_INFORMATION SUPPLIED_
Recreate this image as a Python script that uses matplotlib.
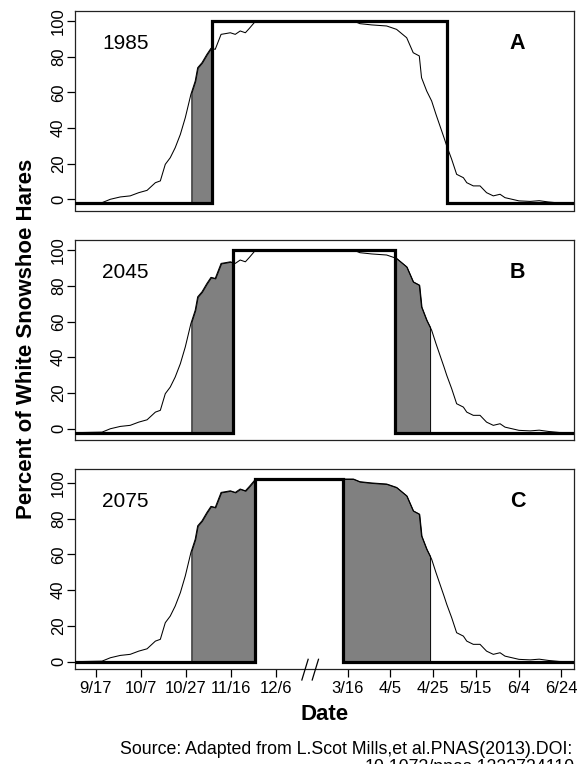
import numpy as np
import matplotlib
matplotlib.use("Agg")
import matplotlib.pyplot as plt
import matplotlib.transforms as mtransforms

plt.rcParams['font.family'] = ['Liberation Sans', 'DejaVu Sans']

# ------------------------------------------------------------
# data (x in plot days, 9/17 = 0; winter is compressed)
# ------------------------------------------------------------
tick_pos = [0, 20, 40, 60, 80, 111.9, 130.8, 149.9, 168.8, 187.9, 206.8]
tick_labels = ['9/17', '10/7', '10/27', '11/16', '12/6',
               '3/16', '4/5', '4/25', '5/15', '6/4', '6/24']

# percent of white hares (same molt curve in every panel)
curve_x = [-9.3, 2.7, 6.4, 10.8, 15.2, 19.0, 22.7, 26.4, 28.6, 30.8, 33.0,
           35.2, 37.5, 39.7, 42.2, 44.1, 45.2, 47.1, 49.3, 51.1, 53.0, 55.6,
           57.5, 59.7, 61.9, 64.1, 66.4, 68.2, 70.7, 74.0,
           114.4, 117.3, 122.5, 129.2, 133.6, 138.1, 141.0, 143.7, 144.7,
           147.0, 149.2, 151.1, 152.9, 154.7, 155.9, 158.1, 160.3, 163.3,
           164.8, 167.7, 170.7, 173.6, 176.6, 179.6, 181.8, 188.0, 193.0,
           197.0, 201.0, 206.0, 212.6]
curve_y = [-2.2, -1.9, 0.0, 1.3, 1.9, 3.7, 5.0, 9.3, 10.3, 19.6, 23.3,
           28.9, 36.4, 45.8, 58.9, 66.3, 73.8, 76.6, 81.3, 84.7, 84.1, 92.5,
           92.9, 93.4, 92.5, 94.4, 93.4, 95.9, 99.6, 100.0,
           100.0, 98.5, 97.8, 97.2, 95.3, 90.6, 82.2, 80.4, 68.2,
           60.7, 55.1, 47.7, 41.1, 34.5, 29.9, 22.4, 14.0, 12.1,
           9.3, 7.5, 7.5, 3.7, 1.9, 2.8, 0.9, -0.9, -1.2,
           -0.8, -1.5, -2.1, -2.2]

years = ['1985', '2045', '2075']
letters = ['A', 'B', 'C']
snow_on = [51.6, 60.7, 70.7]      # snow cover starts
snow_off = [155.9, 132.8, 109.9]  # snow cover ends
snow_low, snow_high = -2.2, 100.0
white_start, white_end = 42.4, 148.5  # hares counted as white
label_shift = [0, 0, 2.2]         # panel C axis is drawn 2.2 higher

xlim = (-9.33, 212.6)
ylim = (-6.3, 105.6)

# ------------------------------------------------------------
fig = plt.figure(figsize=(5.88, 7.64), dpi=100)
boxes = [(11, 210.5), (240, 440), (469, 669)]  # top/bottom in px
H = 764.0
left, right = 75 / 588, 574.3 / 588

cx = np.array(curve_x)
cy = np.array(curve_y)

for i, (top, bot) in enumerate(boxes):
    ax = fig.add_axes([left, 1 - bot / H, right - left, (bot - top) / H])

    # shaded mismatch: white hares without snow
    spans = []
    if snow_on[i] > white_start:
        spans.append((white_start, min(snow_on[i], white_end)))
    if snow_off[i] < white_end:
        spans.append((max(snow_off[i], white_start), white_end))
    for a, b in spans:
        xs = np.union1d(cx[(cx > a) & (cx < b)], [a, b])
        ys = np.interp(xs, cx, cy)
        ax.fill_between(xs, ys, snow_low, facecolor='#808080',
                        edgecolor='black', linewidth=0.7, zorder=1)

    ax.plot(cx, cy, color='black', lw=0.75, zorder=2)

    # snow cover step
    sx = [xlim[0] - 1, snow_on[i], snow_on[i], snow_off[i], snow_off[i], xlim[1] + 1]
    sy = [snow_low, snow_low, snow_high, snow_high, snow_low, snow_low]
    ax.plot(sx, sy, color='black', lw=2.3, solid_joinstyle='miter', zorder=3)

    ax.text(13, 87.4, years[i], fontsize=15, ha='center', va='center')
    ax.text(187.3, 87.4, letters[i], fontsize=15.5, fontweight='bold',
            ha='center', va='center')

    ax.set_xlim(*xlim)
    ax.set_ylim(*ylim)
    yt = np.arange(0, 101, 20)
    ax.set_yticks(yt - label_shift[i])
    ax.set_yticklabels([str(v) for v in yt], rotation=90, va='center')
    ax.tick_params(axis='y', length=5.5, width=0.9, pad=1, labelsize=12)

    if i == 2:
        ax.set_xticks(tick_pos)
        ax.set_xticklabels(tick_labels)
        ax.tick_params(axis='x', length=5.4, width=0.9, pad=3, labelsize=12)
        ax.set_xlabel('Date', fontsize=16, fontweight='bold', labelpad=6)
        # axis break marks
        trans = mtransforms.blended_transform_factory(ax.transData, ax.transAxes)
        for x0 in (91.5, 96.1):
            ax.plot([x0, x0 + 2.8], [-0.055, 0.0485], color='black', lw=0.9,
                    transform=trans, clip_on=False, zorder=5)
    else:
        ax.set_xticks([])

    for sp in ax.spines.values():
        sp.set_color('#222222')
        sp.set_linewidth(0.9)

fig.text(27 / 588, 1 - 338.5 / H, 'Percent of White Snowshoe Hares',
         rotation=90, fontsize=16, fontweight='bold', ha='center', va='center')

fig.text(0.973, 1 - 754 / H,
         'Source: Adapted from L.Scot Mills,et al.PNAS(2013).DOI:',
         fontsize=12.8, ha='right', va='baseline')
fig.text(0.978, 1 - 772.3 / H, '10.1073/pnas.1222724110',
         fontsize=12.8, ha='right', va='baseline')

fig.savefig('out.png', dpi=100)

_AIM OF THE TASK_
Output the lines above in full and exactly as given, omitting any pictures.

_EXERCISE SOLUTION_
Recreate this image as a Python script that uses matplotlib.
import numpy as np
import matplotlib
matplotlib.use("Agg")
import matplotlib.pyplot as plt
import matplotlib.transforms as mtransforms

plt.rcParams['font.family'] = ['Liberation Sans', 'DejaVu Sans']

# ------------------------------------------------------------
# data (x in plot days, 9/17 = 0; winter is compressed)
# ------------------------------------------------------------
tick_pos = [0, 20, 40, 60, 80, 111.9, 130.8, 149.9, 168.8, 187.9, 206.8]
tick_labels = ['9/17', '10/7', '10/27', '11/16', '12/6',
               '3/16', '4/5', '4/25', '5/15', '6/4', '6/24']

# percent of white hares (same molt curve in every panel)
curve_x = [-9.3, 2.7, 6.4, 10.8, 15.2, 19.0, 22.7, 26.4, 28.6, 30.8, 33.0,
           35.2, 37.5, 39.7, 42.2, 44.1, 45.2, 47.1, 49.3, 51.1, 53.0, 55.6,
           57.5, 59.7, 61.9, 64.1, 66.4, 68.2, 70.7, 74.0,
           114.4, 117.3, 122.5, 129.2, 133.6, 138.1, 141.0, 143.7, 144.7,
           147.0, 149.2, 151.1, 152.9, 154.7, 155.9, 158.1, 160.3, 163.3,
           164.8, 167.7, 170.7, 173.6, 176.6, 179.6, 181.8, 188.0, 193.0,
           197.0, 201.0, 206.0, 212.6]
curve_y = [-2.2, -1.9, 0.0, 1.3, 1.9, 3.7, 5.0, 9.3, 10.3, 19.6, 23.3,
           28.9, 36.4, 45.8, 58.9, 66.3, 73.8, 76.6, 81.3, 84.7, 84.1, 92.5,
           92.9, 93.4, 92.5, 94.4, 93.4, 95.9, 99.6, 100.0,
           100.0, 98.5, 97.8, 97.2, 95.3, 90.6, 82.2, 80.4, 68.2,
           60.7, 55.1, 47.7, 41.1, 34.5, 29.9, 22.4, 14.0, 12.1,
           9.3, 7.5, 7.5, 3.7, 1.9, 2.8, 0.9, -0.9, -1.2,
           -0.8, -1.5, -2.1, -2.2]

years = ['1985', '2045', '2075']
letters = ['A', 'B', 'C']
snow_on = [51.6, 60.7, 70.7]      # snow cover starts
snow_off = [155.9, 132.8, 109.9]  # snow cover ends
snow_low, snow_high = -2.2, 100.0
white_start, white_end = 42.4, 148.5  # hares counted as white
label_shift = [0, 0, 2.2]         # panel C axis is drawn 2.2 higher

xlim = (-9.33, 212.6)
ylim = (-6.3, 105.6)

# ------------------------------------------------------------
fig = plt.figure(figsize=(5.88, 7.64), dpi=100)
boxes = [(11, 210.5), (240, 440), (469, 669)]  # top/bottom in px
H = 764.0
left, right = 75 / 588, 574.3 / 588

cx = np.array(curve_x)
cy = np.array(curve_y)

for i, (top, bot) in enumerate(boxes):
    ax = fig.add_axes([left, 1 - bot / H, right - left, (bot - top) / H])

    # shaded mismatch: white hares without snow
    spans = []
    if snow_on[i] > white_start:
        spans.append((white_start, min(snow_on[i], white_end)))
    if snow_off[i] < white_end:
        spans.append((max(snow_off[i], white_start), white_end))
    for a, b in spans:
        xs = np.union1d(cx[(cx > a) & (cx < b)], [a, b])
        ys = np.interp(xs, cx, cy)
        ax.fill_between(xs, ys, snow_low, facecolor='#808080',
                        edgecolor='black', linewidth=0.7, zorder=1)

    ax.plot(cx, cy, color='black', lw=0.75, zorder=2)

    # snow cover step
    sx = [xlim[0] - 1, snow_on[i], snow_on[i], snow_off[i], snow_off[i], xlim[1] + 1]
    sy = [snow_low, snow_low, snow_high, snow_high, snow_low, snow_low]
    ax.plot(sx, sy, color='black', lw=2.3, solid_joinstyle='miter', zorder=3)

    ax.text(13, 87.4, years[i], fontsize=15, ha='center', va='center')
    ax.text(187.3, 87.4, letters[i], fontsize=15.5, fontweight='bold',
            ha='center', va='center')

    ax.set_xlim(*xlim)
    ax.set_ylim(*ylim)
    yt = np.arange(0, 101, 20)
    ax.set_yticks(yt - label_shift[i])
    ax.set_yticklabels([str(v) for v in yt], rotation=90, va='center')
    ax.tick_params(axis='y', length=5.5, width=0.9, pad=1, labelsize=12)

    if i == 2:
        ax.set_xticks(tick_pos)
        ax.set_xticklabels(tick_labels)
        ax.tick_params(axis='x', length=5.4, width=0.9, pad=3, labelsize=12)
        ax.set_xlabel('Date', fontsize=16, fontweight='bold', labelpad=6)
        # axis break marks
        trans = mtransforms.blended_transform_factory(ax.transData, ax.transAxes)
        for x0 in (91.5, 96.1):
            ax.plot([x0, x0 + 2.8], [-0.055, 0.0485], color='black', lw=0.9,
                    transform=trans, clip_on=False, zorder=5)
    else:
        ax.set_xticks([])

    for sp in ax.spines.values():
        sp.set_color('#222222')
        sp.set_linewidth(0.9)

fig.text(27 / 588, 1 - 338.5 / H, 'Percent of White Snowshoe Hares',
         rotation=90, fontsize=16, fontweight='bold', ha='center', va='center')

fig.text(0.973, 1 - 754 / H,
         'Source: Adapted from L.Scot Mills,et al.PNAS(2013).DOI:',
         fontsize=12.8, ha='right', va='baseline')
fig.text(0.978, 1 - 772.3 / H, '10.1073/pnas.1222724110',
         fontsize=12.8, ha='right', va='baseline')

fig.savefig('out.png', dpi=100)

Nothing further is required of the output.